#11
Asia Times
July 18, 2002
No silver lining in Russia's finance ministry
By John Helmer
MOSCOW - There is no better test of the maxim that absolute power corrupts
absolutely than Russia's Ministry of Finance. Take the silver tax of May 1999,
for example, and its predecessor in absolute folly, the silver edict of France's
Louis XIV of May 1709.
At that time, Louis's treasury was empty, and his armies and administration
impoverished. The desperation was finding expression each night in Paris, where
statues of the king were defiled and lampooned. The Duchesse de Gramont
conceived the idea of ingratiating herself in court by making a public offer of
donating her silver dinner service to be melted down for the treasury, and used
to fund the army's expenses. The controller-general understood the folly of the
idea, but the number of courtiers seeking the king's favor was so great that the
mint was struck by an avalanche of table silver. Too much, in fact, for Louis to
have the time to read and remember all of the names on the lists of the
ambitious donors.
Within weeks, the French nobility started to eat off porcelain, thereby
starting the fashion for Moustiers, the uniquely French source of porcelain in
Provence. And that in turn started the destruction of the southern forests from
which Provence did not recover until very recently. But that's another story.
It didn't take Louis long to realize that the nobles were cheating. The
Duchesse de Gramont herself was discovered to have kept her good silver hidden
under lock and key, after donating all her old plates. The king then announced
the silver idea had been colossally stupid, and that he was sorry he had ever
agreed to it. To the historian of the time, the Duc de Saint-Simon, the silver
episode was worth telling as an illustration of how badly the kingdom was
managed.
If Europe's greatest despot took just three months to realize his mistake, it
has taken the Russian Finance Ministry more than three years. Even now it
refuses to yield to the consensus in the mining and banking communities that, as
with the gold tax which the government abandoned on January 1, the measure to
tax silver has failed to collect significant revenues. A decision by cabinet
ministers to recommend the abolition of the silver tax was taken on July 8. A
final decision will be taken next month. In the meantime, officials at the
Finance Ministry continue to refuse requests to disclose how much revenue the
gold and silver taxes have generated for the treasury since they were
introduced.
According to figures provided by the Central Bank and confirmed by Russia's
commercial banks, virtually all the gold exported from Russia has avoided
payment of the 5 percent gold tax because it has been transferred to Belarus,
which is linked in a duty-free customs union with Russia. Silver trading has
also been channeled through Belarus to avoid payment of the 6.5 percent export
tax on that metal.
The government classifies production of silver, but not gold, as a state
secret, and it is thus difficult to obtain reliable estimates of the annual
production and export volume. According to a world survey of the Silver
Institute in London, Russian production of silver was 628 tonnes in 2000, and
624 tonnes in 2001. This makes Russia the 10th largest silver producer in the
world, narrowly following Kazakhstan, but well behind leaders Mexico (2,824
tonnes) and Peru (2,674 tonnes).
Moscow bank and mining sources estimate that most Russian silver is exported.

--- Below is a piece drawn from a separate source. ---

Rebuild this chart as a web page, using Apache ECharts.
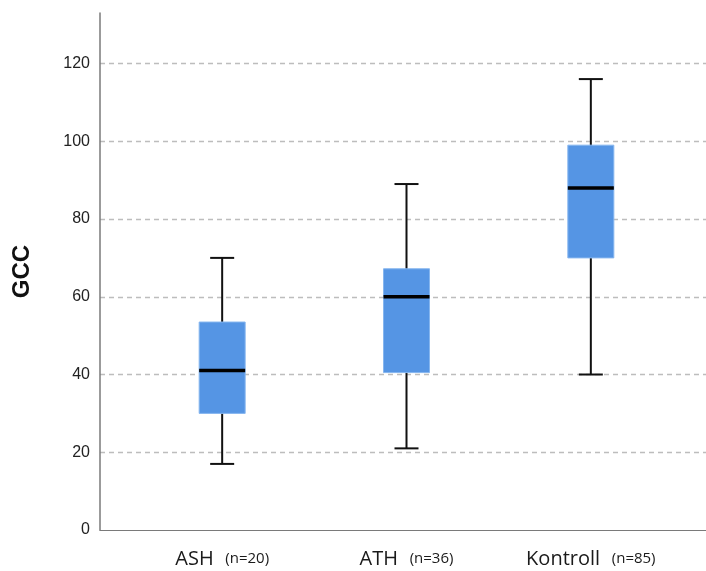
<!DOCTYPE html>
<html>
<head>
<meta charset="utf-8">
<script src="https://cdn.jsdelivr.net/npm/echarts@6/dist/echarts.min.js"></script>
<style>html,body{margin:0;padding:0;background:#fff;}#c{width:706px;height:571px;}</style>
</head>
<body>
<div id="c"></div>
<script>
const categories = ['ASH', 'ATH', 'Kontroll'];
const sampleSizes = [20, 36, 85];
const whiskerLow = [17, 21, 40];
const q1 = [30, 40.5, 70];
const median = [41, 60, 88];
const q3 = [53.5, 67.2, 99];
const whiskerHigh = [70, 89, 116];
const yTicks = [0, 20, 40, 60, 80, 100, 120];

const boxData = categories.map((c, i) => [i, whiskerLow[i], q1[i], median[i], q3[i], whiskerHigh[i]]);

const chart = echarts.init(document.getElementById('c'));
const BOX_W = 46, CAP_W = 24;
const option = {
  backgroundColor: '#fff',
  animation: false,
  grid: [
    { left: 100, right: 0, top: 13, bottom: 41 },
    { left: 130, right: 23, top: 13, bottom: 41 }
  ],
  xAxis: [
    { gridIndex: 0, type: 'value', min: 0, max: 1, axisLine: { show: true, lineStyle: { color: '#7a7a7a', width: 1.2 } },
      axisTick: { show: false }, axisLabel: { show: false }, splitLine: { show: false } },
    { gridIndex: 1, type: 'category', data: categories,
      axisLine: { show: false }, axisTick: { show: false },
      axisLabel: {
        margin: 19,
        formatter: function (v, i) { return '{a|' + v + '}  {b|(n=' + sampleSizes[i] + ')}'; },
        rich: {
          a: { fontFamily: 'Open Sans', fontSize: 20, color: '#1a1a1a' },
          b: { fontFamily: 'Open Sans', fontSize: 15, color: '#1a1a1a', padding: [0, 0, 0, 5] }
        }
      } }
  ],
  yAxis: [
    { gridIndex: 0, type: 'value', min: 0, max: 133, interval: 20,
      name: 'GCC', nameLocation: 'middle', nameGap: 66,
      nameTextStyle: { fontFamily: 'Liberation Sans', fontWeight: 'bold', fontSize: 24, color: '#111' },
      axisLine: { show: true, lineStyle: { color: '#7a7a7a', width: 1.5 } },
      axisTick: { show: false },
      axisLabel: { margin: 10, fontFamily: 'Liberation Sans', fontSize: 16, color: '#222', showMaxLabel: false,
        padding: [9, 0, 0, 0],
        formatter: function (v) { return yTicks.indexOf(v) >= 0 ? String(v) : ''; } },
      splitLine: { show: true, showMinLine: false, showMaxLine: false, lineStyle: { color: '#bdbdbd', type: [5, 4], width: 1.3 } } },
    { gridIndex: 1, type: 'value', min: 0, max: 133, show: false, splitLine: { show: false } }
  ],
  series: [{
    type: 'custom',
    xAxisIndex: 1, yAxisIndex: 1,
    data: boxData,
    encode: { x: 0, y: [1, 2, 3, 4, 5] },
    renderItem: function (params, api) {
      const x = api.value(0);
      const pLow = api.coord([x, api.value(1)]);
      const pQ1 = api.coord([x, api.value(2)]);
      const pMed = api.coord([x, api.value(3)]);
      const pQ3 = api.coord([x, api.value(4)]);
      const pHigh = api.coord([x, api.value(5)]);
      const cx = pMed[0];
      const line = { stroke: '#111', lineWidth: 2 };
      return {
        type: 'group',
        children: [
          { type: 'line', shape: { x1: cx, y1: pHigh[1], x2: cx, y2: pLow[1] }, style: line },
          { type: 'line', shape: { x1: cx - CAP_W / 2, y1: pHigh[1], x2: cx + CAP_W / 2, y2: pHigh[1] }, style: line },
          { type: 'line', shape: { x1: cx - CAP_W / 2, y1: pLow[1], x2: cx + CAP_W / 2, y2: pLow[1] }, style: line },
          { type: 'rect', shape: { x: cx - BOX_W / 2, y: pQ3[1], width: BOX_W, height: pQ1[1] - pQ3[1] },
            style: { fill: '#5595e4', stroke: '#86b6ef', lineWidth: 1 } },
          { type: 'line', shape: { x1: cx - BOX_W / 2, y1: pMed[1], x2: cx + BOX_W / 2, y2: pMed[1] },
            style: { stroke: '#000', lineWidth: 3.5 } }
        ]
      };
    }
  }]
};
chart.setOption(option);
</script>
</body>
</html>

According to Russian customs data, 462 tonnes of silver were exported last year.
But just 61 tonnes were shipped directly abroad without passing through Belarus;
this is the volume that was charged the Finance Ministry tax. At the prevailing
price of silver, the shipments would have been worth about US$9.6 million.

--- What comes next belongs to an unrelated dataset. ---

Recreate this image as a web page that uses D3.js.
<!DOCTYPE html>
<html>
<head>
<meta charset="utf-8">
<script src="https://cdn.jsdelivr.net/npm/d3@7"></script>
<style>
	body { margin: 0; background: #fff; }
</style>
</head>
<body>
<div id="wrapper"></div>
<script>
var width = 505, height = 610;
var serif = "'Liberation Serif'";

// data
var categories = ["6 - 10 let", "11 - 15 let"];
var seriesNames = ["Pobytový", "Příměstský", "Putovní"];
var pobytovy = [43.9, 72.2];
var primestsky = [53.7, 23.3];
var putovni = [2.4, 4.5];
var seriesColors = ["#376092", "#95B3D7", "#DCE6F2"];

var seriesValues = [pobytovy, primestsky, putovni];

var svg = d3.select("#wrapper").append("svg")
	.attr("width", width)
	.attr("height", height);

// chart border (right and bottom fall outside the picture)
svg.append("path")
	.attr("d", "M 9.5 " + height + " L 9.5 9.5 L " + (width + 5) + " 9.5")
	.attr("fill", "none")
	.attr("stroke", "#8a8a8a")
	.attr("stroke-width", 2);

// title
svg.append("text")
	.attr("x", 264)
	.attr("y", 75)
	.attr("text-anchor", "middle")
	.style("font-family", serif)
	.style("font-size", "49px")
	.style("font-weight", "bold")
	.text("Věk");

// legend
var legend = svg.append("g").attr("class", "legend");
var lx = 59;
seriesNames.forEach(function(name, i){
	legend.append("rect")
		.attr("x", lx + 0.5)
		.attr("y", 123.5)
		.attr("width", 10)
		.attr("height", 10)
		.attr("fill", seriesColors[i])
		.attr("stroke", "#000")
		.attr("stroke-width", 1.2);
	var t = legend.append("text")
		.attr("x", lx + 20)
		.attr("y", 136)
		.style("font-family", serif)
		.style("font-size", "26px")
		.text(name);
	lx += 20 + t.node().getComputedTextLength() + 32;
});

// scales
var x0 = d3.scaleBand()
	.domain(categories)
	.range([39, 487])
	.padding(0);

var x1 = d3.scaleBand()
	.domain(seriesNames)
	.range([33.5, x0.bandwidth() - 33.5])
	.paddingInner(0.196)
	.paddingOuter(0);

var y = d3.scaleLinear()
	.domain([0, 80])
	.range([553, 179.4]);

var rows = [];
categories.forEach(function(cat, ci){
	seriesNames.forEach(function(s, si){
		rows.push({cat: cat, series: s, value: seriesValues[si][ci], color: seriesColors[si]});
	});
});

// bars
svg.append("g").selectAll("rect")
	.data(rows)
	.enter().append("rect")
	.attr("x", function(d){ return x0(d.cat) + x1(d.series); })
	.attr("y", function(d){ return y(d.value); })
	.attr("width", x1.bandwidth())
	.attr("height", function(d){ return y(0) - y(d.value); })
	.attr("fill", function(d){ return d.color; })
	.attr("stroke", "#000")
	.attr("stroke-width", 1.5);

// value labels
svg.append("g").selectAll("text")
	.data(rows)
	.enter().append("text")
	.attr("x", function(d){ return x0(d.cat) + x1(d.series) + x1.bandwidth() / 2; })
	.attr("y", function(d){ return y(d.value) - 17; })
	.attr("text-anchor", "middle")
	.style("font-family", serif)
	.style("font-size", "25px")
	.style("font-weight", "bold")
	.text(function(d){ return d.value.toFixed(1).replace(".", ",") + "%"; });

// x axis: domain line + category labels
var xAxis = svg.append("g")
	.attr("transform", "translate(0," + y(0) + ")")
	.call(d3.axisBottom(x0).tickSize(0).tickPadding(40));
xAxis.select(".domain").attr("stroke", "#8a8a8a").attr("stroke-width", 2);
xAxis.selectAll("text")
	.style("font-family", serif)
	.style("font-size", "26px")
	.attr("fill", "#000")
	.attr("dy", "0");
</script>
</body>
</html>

Accordingly, the tax payable on that would have been $624,626. It's likely the
paperwork to process such a minuscule amount would have cost more than the
revenue collected. But the Finance Ministry will admit nothing. Like the
Duchesse de Gramont, there is no accounting for greed fired by ambition for
power.
The Finance Ministry has been the only duchy that the Kremlin has ignored in
President Vladimir Putin's two-year effort to bring the government apparatus
under control. Unlike Louis XIV, though, Putin has probably never been told the
story of the silver tax, and thus he's been unable to judge what a mockery the
ministry makes of his administration.